## [DATA BLOCK]
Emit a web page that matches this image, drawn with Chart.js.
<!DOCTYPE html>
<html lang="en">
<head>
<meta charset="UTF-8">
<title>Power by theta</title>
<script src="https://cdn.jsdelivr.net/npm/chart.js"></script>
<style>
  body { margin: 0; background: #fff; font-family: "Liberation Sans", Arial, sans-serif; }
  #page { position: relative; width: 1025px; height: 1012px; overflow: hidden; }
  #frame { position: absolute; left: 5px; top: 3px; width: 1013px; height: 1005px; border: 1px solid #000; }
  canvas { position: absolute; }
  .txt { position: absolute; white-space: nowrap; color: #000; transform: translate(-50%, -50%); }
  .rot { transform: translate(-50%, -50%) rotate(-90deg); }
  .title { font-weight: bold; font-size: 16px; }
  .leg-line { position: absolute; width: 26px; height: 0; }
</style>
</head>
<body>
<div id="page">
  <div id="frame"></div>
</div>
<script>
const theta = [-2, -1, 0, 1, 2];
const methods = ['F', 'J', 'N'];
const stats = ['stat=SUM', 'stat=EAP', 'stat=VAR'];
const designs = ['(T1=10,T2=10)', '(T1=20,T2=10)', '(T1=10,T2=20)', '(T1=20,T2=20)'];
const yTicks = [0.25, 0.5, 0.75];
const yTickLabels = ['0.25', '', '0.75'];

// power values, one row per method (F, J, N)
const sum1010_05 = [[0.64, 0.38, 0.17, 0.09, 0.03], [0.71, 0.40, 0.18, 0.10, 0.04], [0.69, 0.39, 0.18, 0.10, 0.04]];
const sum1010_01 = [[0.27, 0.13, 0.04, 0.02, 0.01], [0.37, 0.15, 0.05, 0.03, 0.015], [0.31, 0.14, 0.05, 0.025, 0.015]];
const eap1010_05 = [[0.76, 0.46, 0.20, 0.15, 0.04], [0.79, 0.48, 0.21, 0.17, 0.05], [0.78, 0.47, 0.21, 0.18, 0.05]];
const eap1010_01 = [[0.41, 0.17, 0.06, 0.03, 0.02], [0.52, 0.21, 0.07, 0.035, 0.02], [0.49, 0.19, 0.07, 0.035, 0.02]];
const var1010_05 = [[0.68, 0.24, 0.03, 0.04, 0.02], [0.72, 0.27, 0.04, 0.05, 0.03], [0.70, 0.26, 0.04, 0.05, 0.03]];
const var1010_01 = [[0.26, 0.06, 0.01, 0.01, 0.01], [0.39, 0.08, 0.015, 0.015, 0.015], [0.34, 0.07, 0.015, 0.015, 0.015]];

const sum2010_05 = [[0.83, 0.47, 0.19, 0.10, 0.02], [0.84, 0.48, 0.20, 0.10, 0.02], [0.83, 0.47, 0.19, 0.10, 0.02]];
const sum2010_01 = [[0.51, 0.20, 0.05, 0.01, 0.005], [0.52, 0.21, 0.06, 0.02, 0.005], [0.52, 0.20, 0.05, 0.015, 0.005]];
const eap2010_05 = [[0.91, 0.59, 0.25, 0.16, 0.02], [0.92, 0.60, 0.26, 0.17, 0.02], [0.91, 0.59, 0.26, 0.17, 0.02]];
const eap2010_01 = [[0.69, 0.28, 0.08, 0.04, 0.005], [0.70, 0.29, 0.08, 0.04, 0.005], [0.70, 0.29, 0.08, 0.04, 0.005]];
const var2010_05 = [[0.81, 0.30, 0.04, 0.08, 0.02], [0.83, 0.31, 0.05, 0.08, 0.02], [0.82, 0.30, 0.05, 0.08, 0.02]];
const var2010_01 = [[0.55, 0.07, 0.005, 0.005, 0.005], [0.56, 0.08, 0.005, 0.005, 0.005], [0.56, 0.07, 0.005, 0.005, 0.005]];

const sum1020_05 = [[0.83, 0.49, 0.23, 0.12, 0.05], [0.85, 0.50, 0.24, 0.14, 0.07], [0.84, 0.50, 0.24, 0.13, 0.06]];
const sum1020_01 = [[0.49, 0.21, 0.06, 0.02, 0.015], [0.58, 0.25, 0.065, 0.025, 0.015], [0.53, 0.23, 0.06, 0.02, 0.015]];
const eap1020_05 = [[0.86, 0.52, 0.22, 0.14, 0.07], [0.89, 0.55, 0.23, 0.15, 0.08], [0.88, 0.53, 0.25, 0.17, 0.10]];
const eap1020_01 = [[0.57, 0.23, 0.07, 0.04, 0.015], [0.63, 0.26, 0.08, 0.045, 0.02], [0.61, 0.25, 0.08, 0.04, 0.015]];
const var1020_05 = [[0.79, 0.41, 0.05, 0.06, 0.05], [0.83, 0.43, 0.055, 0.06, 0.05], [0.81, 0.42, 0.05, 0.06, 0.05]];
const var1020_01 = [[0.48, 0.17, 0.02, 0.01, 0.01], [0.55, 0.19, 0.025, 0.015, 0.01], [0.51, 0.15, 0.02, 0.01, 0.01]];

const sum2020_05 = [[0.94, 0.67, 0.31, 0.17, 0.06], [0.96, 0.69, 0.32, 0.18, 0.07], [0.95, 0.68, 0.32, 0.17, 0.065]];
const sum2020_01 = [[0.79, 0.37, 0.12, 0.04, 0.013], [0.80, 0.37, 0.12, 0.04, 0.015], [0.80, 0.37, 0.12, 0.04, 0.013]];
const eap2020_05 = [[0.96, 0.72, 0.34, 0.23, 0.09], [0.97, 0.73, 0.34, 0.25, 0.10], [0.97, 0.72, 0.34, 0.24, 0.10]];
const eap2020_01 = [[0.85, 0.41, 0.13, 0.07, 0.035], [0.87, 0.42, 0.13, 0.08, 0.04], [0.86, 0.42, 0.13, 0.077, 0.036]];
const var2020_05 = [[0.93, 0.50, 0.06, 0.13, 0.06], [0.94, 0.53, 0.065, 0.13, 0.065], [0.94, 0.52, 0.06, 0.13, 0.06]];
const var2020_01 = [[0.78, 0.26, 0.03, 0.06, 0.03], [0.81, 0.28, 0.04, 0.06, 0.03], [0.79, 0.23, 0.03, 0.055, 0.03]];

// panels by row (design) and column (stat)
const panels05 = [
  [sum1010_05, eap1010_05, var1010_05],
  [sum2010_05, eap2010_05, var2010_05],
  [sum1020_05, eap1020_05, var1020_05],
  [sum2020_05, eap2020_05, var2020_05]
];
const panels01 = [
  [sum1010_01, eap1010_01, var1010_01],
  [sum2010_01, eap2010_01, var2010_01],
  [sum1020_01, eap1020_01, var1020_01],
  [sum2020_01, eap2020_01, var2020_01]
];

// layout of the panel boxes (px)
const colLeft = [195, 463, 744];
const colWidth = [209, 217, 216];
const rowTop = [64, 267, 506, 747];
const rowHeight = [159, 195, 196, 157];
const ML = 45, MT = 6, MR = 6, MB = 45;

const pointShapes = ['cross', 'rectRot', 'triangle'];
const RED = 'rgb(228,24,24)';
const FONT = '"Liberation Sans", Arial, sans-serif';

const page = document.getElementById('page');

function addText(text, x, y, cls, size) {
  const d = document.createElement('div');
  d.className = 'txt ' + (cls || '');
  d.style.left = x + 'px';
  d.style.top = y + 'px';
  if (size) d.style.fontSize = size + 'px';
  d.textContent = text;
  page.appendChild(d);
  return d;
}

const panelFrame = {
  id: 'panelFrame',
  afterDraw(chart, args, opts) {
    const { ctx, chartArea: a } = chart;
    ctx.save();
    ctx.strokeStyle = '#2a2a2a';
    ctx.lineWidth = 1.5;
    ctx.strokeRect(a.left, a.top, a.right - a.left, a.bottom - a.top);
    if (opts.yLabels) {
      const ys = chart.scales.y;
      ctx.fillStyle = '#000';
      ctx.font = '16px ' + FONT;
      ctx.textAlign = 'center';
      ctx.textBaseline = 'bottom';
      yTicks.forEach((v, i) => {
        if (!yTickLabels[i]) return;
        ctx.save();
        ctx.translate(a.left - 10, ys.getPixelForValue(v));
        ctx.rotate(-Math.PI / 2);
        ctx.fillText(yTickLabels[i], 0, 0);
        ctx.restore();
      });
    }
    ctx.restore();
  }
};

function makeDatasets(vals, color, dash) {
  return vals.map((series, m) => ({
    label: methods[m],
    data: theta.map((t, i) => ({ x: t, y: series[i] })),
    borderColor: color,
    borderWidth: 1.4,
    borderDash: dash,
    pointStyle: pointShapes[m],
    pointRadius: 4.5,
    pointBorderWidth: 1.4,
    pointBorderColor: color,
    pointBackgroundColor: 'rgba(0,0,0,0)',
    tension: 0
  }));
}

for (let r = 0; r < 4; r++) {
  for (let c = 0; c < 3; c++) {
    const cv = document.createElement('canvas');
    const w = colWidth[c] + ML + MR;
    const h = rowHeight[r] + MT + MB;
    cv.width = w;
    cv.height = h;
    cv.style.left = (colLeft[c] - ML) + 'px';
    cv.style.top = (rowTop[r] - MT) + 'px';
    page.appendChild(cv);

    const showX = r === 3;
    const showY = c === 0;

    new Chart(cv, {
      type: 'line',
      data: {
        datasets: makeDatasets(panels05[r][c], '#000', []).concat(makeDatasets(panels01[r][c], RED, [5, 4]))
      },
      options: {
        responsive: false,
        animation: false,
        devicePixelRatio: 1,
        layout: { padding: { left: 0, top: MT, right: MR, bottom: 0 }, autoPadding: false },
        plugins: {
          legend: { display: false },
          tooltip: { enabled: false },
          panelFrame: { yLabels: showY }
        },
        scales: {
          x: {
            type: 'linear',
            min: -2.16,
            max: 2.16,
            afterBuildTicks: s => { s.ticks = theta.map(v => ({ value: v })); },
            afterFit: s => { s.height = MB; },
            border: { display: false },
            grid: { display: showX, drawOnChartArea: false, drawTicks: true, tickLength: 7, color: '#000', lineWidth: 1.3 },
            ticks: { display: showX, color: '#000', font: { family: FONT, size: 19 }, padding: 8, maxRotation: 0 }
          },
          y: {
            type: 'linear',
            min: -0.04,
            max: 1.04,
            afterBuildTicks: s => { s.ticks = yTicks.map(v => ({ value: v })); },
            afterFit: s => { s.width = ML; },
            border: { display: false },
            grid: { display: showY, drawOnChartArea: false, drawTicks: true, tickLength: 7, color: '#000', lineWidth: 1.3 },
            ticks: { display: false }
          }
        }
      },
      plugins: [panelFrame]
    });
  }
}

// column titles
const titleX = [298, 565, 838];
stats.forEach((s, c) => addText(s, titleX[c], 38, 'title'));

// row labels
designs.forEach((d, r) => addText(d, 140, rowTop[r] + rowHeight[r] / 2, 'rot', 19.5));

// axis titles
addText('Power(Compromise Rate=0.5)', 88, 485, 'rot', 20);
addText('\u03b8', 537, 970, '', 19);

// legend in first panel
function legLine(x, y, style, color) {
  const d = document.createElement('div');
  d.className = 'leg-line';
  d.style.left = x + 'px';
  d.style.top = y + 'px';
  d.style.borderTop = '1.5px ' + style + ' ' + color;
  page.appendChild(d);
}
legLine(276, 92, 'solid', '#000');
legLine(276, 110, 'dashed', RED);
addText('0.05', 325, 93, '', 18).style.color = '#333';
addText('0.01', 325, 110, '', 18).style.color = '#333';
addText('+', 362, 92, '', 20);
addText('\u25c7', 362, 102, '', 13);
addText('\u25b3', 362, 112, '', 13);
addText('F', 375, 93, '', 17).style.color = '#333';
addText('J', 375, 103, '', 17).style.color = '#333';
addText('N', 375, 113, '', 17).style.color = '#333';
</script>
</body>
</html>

## [EXERCISE REQUIREMENTS]
The lines from the top of the data above down to the line containing "const yTickLabels = ['0.25', '', '0.75'];" are to be copied exactly; no other line should appear.

## [OUTPUT FOR THIS EXERCISE]
Emit a web page that matches this image, drawn with Chart.js.
<!DOCTYPE html>
<html lang="en">
<head>
<meta charset="UTF-8">
<title>Power by theta</title>
<script src="https://cdn.jsdelivr.net/npm/chart.js"></script>
<style>
  body { margin: 0; background: #fff; font-family: "Liberation Sans", Arial, sans-serif; }
  #page { position: relative; width: 1025px; height: 1012px; overflow: hidden; }
  #frame { position: absolute; left: 5px; top: 3px; width: 1013px; height: 1005px; border: 1px solid #000; }
  canvas { position: absolute; }
  .txt { position: absolute; white-space: nowrap; color: #000; transform: translate(-50%, -50%); }
  .rot { transform: translate(-50%, -50%) rotate(-90deg); }
  .title { font-weight: bold; font-size: 16px; }
  .leg-line { position: absolute; width: 26px; height: 0; }
</style>
</head>
<body>
<div id="page">
  <div id="frame"></div>
</div>
<script>
const theta = [-2, -1, 0, 1, 2];
const methods = ['F', 'J', 'N'];
const stats = ['stat=SUM', 'stat=EAP', 'stat=VAR'];
const designs = ['(T1=10,T2=10)', '(T1=20,T2=10)', '(T1=10,T2=20)', '(T1=20,T2=20)'];
const yTicks = [0.25, 0.5, 0.75];
const yTickLabels = ['0.25', '', '0.75'];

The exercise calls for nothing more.